I tend to get worried (particularly as an ethnographer) when I see the
word 'only' used in these discussions - there may seem to be only one
solution *technologically*, but there are always multiple political and
economic strategies, and Linux is 'only' one of these. Linux makes sense
for example in India which has the resources (huge population, armies of
software engineers, vast internal market, etc) to generate bespoke open
source solutions; it makes bugger all sense in small countries like
Ghana (where I am doing research at the moment), which do not have these
resources and which - moreover - are most concerned to develop globally
valued computer skills, which usually means MS skills. Their priority is
not to take on MS and ditch it because it is a nasty and exploitative
multinational but rather to develop appropriate ICT resources. The key
demand is *cheap* OS and software; the preference would be cheap MS
software.
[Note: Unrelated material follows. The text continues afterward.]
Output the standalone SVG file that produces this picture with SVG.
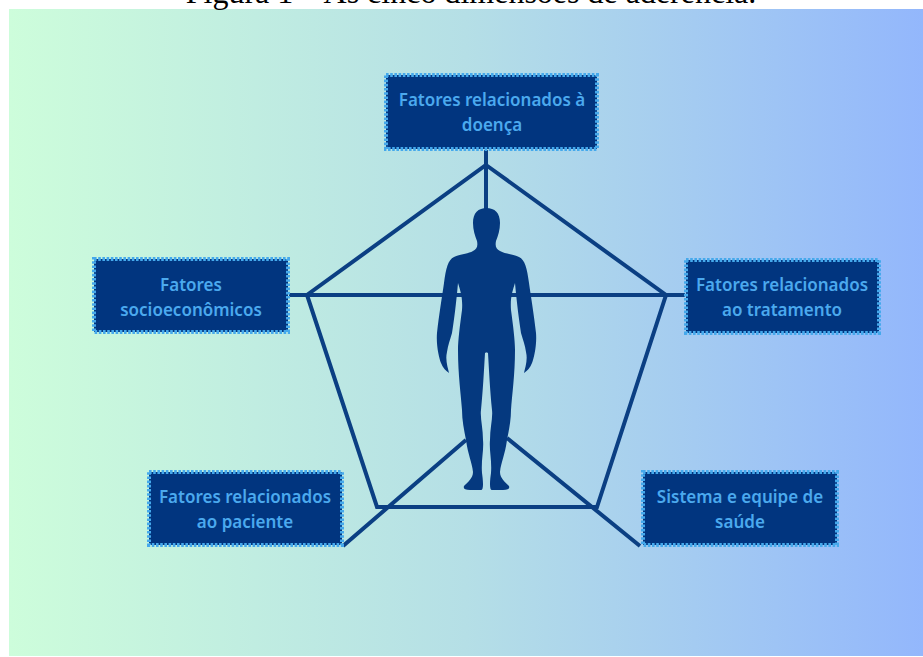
<svg xmlns="http://www.w3.org/2000/svg" width="923" height="657" viewBox="0 0 923 657">
<style>
.box{fill:#01357f;stroke:#45a9ec;stroke-width:4;stroke-dasharray:2.6 1.6}
.lbl{font-family:"Noto Sans","Open Sans",sans-serif;font-weight:600;font-size:17px;fill:#4ba9ee;text-anchor:middle}
.ln{fill:none;stroke:#0b3f83;stroke-width:4;stroke-linejoin:miter}
.body{fill:#05397f}
</style>
<defs><linearGradient id="bg" x1="0" y1="0" x2="1" y2="0"><stop offset="0" stop-color="#cdfddb"/><stop offset="0.5" stop-color="#b5dfe6"/><stop offset="1" stop-color="#93b7fc"/></linearGradient></defs>
<rect width="923" height="657" fill="#fff"/>
<rect x="9" y="9" width="914" height="647" fill="url(#bg)"/>
<text x="471" y="3" font-family="'Liberation Serif',serif" font-size="32" text-anchor="middle" fill="#000">Figura 1 – As cinco dimensões de aderência.</text>
<g id="connectors">
<path class="ln" d="M486,165 L666,295 L597,507 L377,507 L307,295 Z"/>
<path class="ln" d="M289,295 H685 M486,150 V215 M343,546 L466,440 M507,438 L640,546"/>
</g>
<g id="figure">
<path class="body" d="M487,208 C478,208 473,213 473,223 C473,230 475,236 477,241 C478,246 477,249 473,251 C468,254 460,254 454,257 C448,260 446,268 444,283 C442,297 439,315 437,333 C436,345 439,358 441,363 C443,368 446,371 449,373 C448,368 445,360 447,352 C448,345 450,340 452,333 C454,320 456,305 458,283 C460,290 463,297 462,310 C460,325 458,340 458,350 C458,375 461,395 462,410 C462,420 464,430 466,440 C468,455 472,462 473,472 C473,478 468,482 464,486 C463,489 465,490 470,490 L481,490 C484,490 483,480 482,473 C481,460 484,450 483,440 C483,428 480,418 481,410 C483,390 484,370 485,353 L487,352 Z"/>
<path class="body" transform="translate(973,0) scale(-1,1)" d="M487,208 C478,208 473,213 473,223 C473,230 475,236 477,241 C478,246 477,249 473,251 C468,254 460,254 454,257 C448,260 446,268 444,283 C442,297 439,315 437,333 C436,345 439,358 441,363 C443,368 446,371 449,373 C448,368 445,360 447,352 C448,345 450,340 452,333 C454,320 456,305 458,283 C460,290 463,297 462,310 C460,325 458,340 458,350 C458,375 461,395 462,410 C462,420 464,430 466,440 C468,455 472,462 473,472 C473,478 468,482 464,486 C463,489 465,490 470,490 L481,490 C484,490 483,480 482,473 C481,460 484,450 483,440 C483,428 480,418 481,410 C483,390 484,370 485,353 L487,352 Z"/>
</g>
<g id="n-doenca"><rect class="box" x="386" y="75" width="211" height="74"/><text class="lbl" x="492" y="106">Fatores relacionados à</text><text class="lbl" x="492" y="131">doença</text></g>
<g id="n-socio"><rect class="box" x="94" y="259" width="194" height="73"/><text class="lbl" x="191" y="291">Fatores</text><text class="lbl" x="191" y="316">socioeconômicos</text></g>
<g id="n-tratamento"><rect class="box" x="686" y="260" width="193" height="73"/><text class="lbl" x="782" y="291">Fatores relacionados</text><text class="lbl" x="782" y="316">ao tratamento</text></g>
<g id="n-paciente"><rect class="box" x="149" y="472" width="193" height="73"/><text class="lbl" x="245" y="503">Fatores relacionados</text><text class="lbl" x="245" y="528">ao paciente</text></g>
<g id="n-sistema"><rect class="box" x="643" y="472" width="194" height="73"/><text class="lbl" x="740" y="503">Sistema e equipe de</text><text class="lbl" x="740" y="528">saúde</text></g>
</svg>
And let's not forget the very expensive overheads of
developing the kind of northern hacker culture capable of supporting
Linux in small countries like these - it simply does not exist there
whereas MS skills are already abundant.

I've got nothing against Linux, by the way, though I - like many other
people - don't have the time or commitment to undergo the reskilling and
retooling it would involve for me to use it. What I distrust is the
presentation of any particular technology as a unique solution to any
real world problem. We've been down that road far too many times
before....

Don

_______________________________________________

Don Slater
Reader in Sociology, London School of Economics

Houghton Street, London WC2A 2AE
Tel: +44 (020) 7849 4653
Fax: +44 (020) 7955 7405

  http://homepages.gold.ac.uk/slater
______________________________________________

  
On 3/2/05, Edward Cherlin <[EMAIL PROTECTED]> wrote:
 
> The only OS that actually makes sense for the poor is Linux. Free
> Software that can be adapted to any language and to any set of cultural
> and legal requirements without waiting for a vendor is essential.
> 
> The Simputers use Linux. Microsoft has effectively taken over the
> Grameen Foundation USA's Village Computing Project.